For subsequent frames, we estimate the depth using MiDaS small and use the initial calibrated depth estimation as a reference to calibrate the depth estimation.

Fusing Object Detection and Depth Estimation

We find objects of interest with the object detection algorithm You only Look once (YoLo). YOLO maps images to 2D bounding boxes, labels, for example, “chair” or “person”, and a confidence value.

We can map each image point with a defined depth value to world coordinates by multiplying the corresponding ray with the absolute depth value and subtracting the camera position. We use a cuboid as a bounding box for objects. We assume that the front of the cuboid is orthogonal to the view ray. By mapping the center of the 2D bounding box to the corresponding 3D coordinates, we obtain the 3D front face of the bounding box. The other sides of the cuboid are obtained by assuming that the front is orthogonal to the camera’s view ray.

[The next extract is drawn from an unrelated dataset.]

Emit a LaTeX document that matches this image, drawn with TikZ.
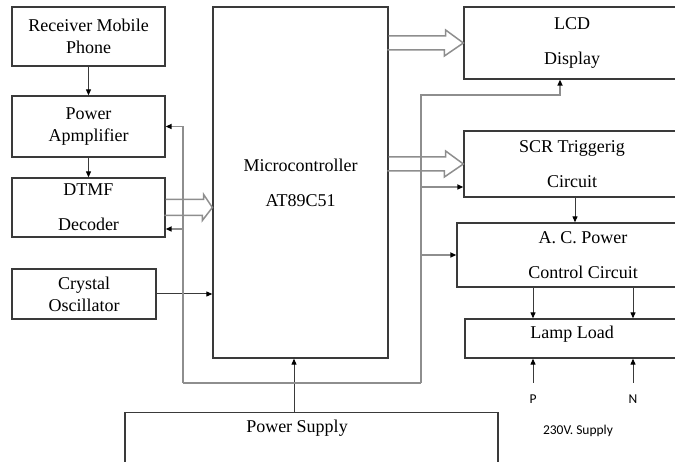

Let’s look at an example of an image stream with a person moving through the scene.

The top left image shows the resulting position and 3D bounding box. The top right shows the stereo depth generated by the Intel RealSense camera. The stereo depth is not used and is only shown as a reference for qualitative evaluation. As can be seen in the bottom left, the person is correctly masked. Therefore, moving objects are not used for calibrating the inverse depth. They are masked because the calibrated depth values of the current frame are more than 10 cm apart from the initial calibrated depth estimation since MiDas is consistent enough in predicting relative depth values.